When I was in India from '03 to '04, I worked with a small NGO (non-governmental organization) in Old Delhi in a shantytown there. Mid-way during my year the city government decided to demolish this shantytown to supposedly clean the nearby Yamuna River (which was polluted not by the poor but by waste from middle and upper class colonies it turned out) and to make the area into a cultural tourism complex, given its proximity to Mahatma Gandhi's grave.
Shantytowns are illegal structures but much of the housing in the city is illegal to begin with and the government selectively chooses which structures to go after. Within a shantytown, people pay rent, even buy individual shanties, which means that residents often lose everything when the government decides on the demolition of a specific area.
The city government did demolish all those shanties, offering only poor rehabilitiation schemes and the Yamuna Pushta demolition is still referenced by many as a dark incident in recent Delhi history.
Residents standing in front of their demolished shantytown
After living in Delhi again, I see now that the Yamuna Pushta demolition was just the beginning of an whole series of changes that will continue to take place as the city attempts to 'beautify' itself...Beautification meant to satisfy the gaze of tourists and foreigners...people like me!

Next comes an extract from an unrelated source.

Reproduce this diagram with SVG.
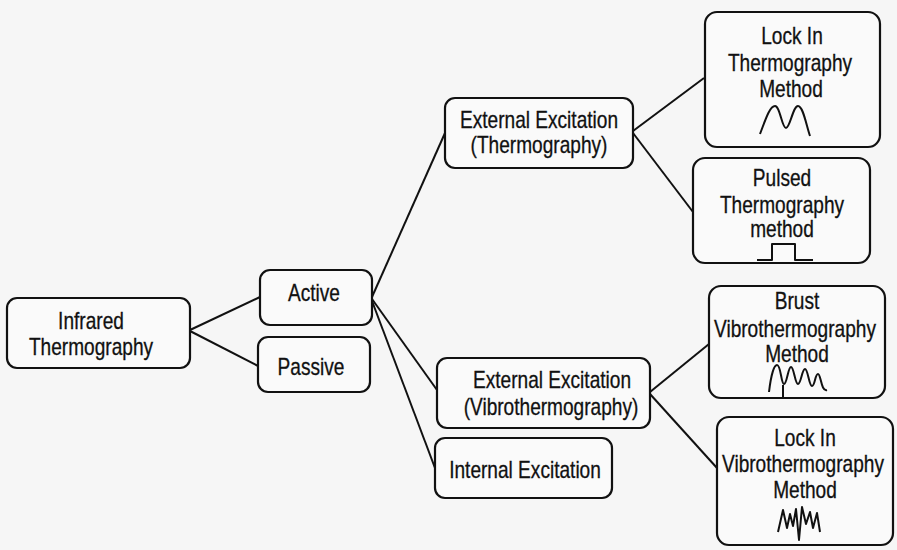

The government is presently getting ready for the 2010 Commonwealth Games, a smaller version of the Olympics. Along with trying to practically decipher how to make space to accomodate the games, there are more 'beautification' efforts in place. This includes efforts to drive beggars out of the streets under the framework that beggary is illegal under a 1959 act and campaigns encouraging people not to patronize beggars. (Something similar happened when President Clinton had visited but this is on a much more widespread scale.)
The criminalization of beggary dates back to 19th century and is nothing new or specific to India. Rather, it is part of a social process of displacing and ghettoizing the poor. Some call this 'progress' and 'development' and the inevitable cost of industrialization.

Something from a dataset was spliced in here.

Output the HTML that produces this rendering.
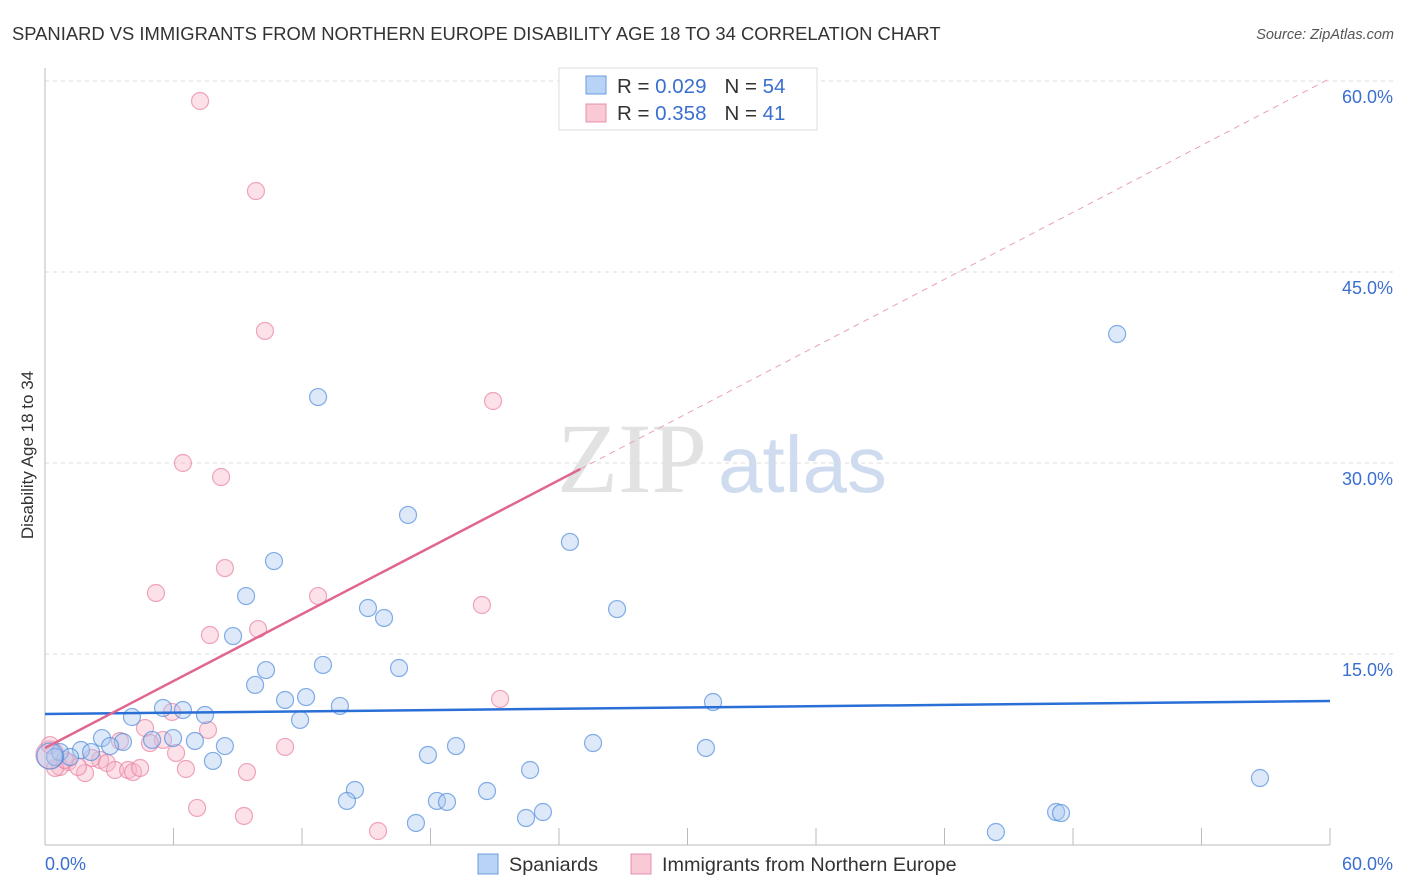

But what is development is highly contested as public interest lawyers, activists, and the public that suffers under these laws and government policies assert that this is not a cost to be paid. Public interest litigation has been filed by a homeless advocacy organization seeking to decriminalize begging. And in response, a Delhi High Court Justice called the government campaign 'a crime against humanity'. Let's see where this goes. I'm not an expert in city or urban planning but it's easy to see that what we consider progress and development is problematic when it benefits the few at the cost of the majority.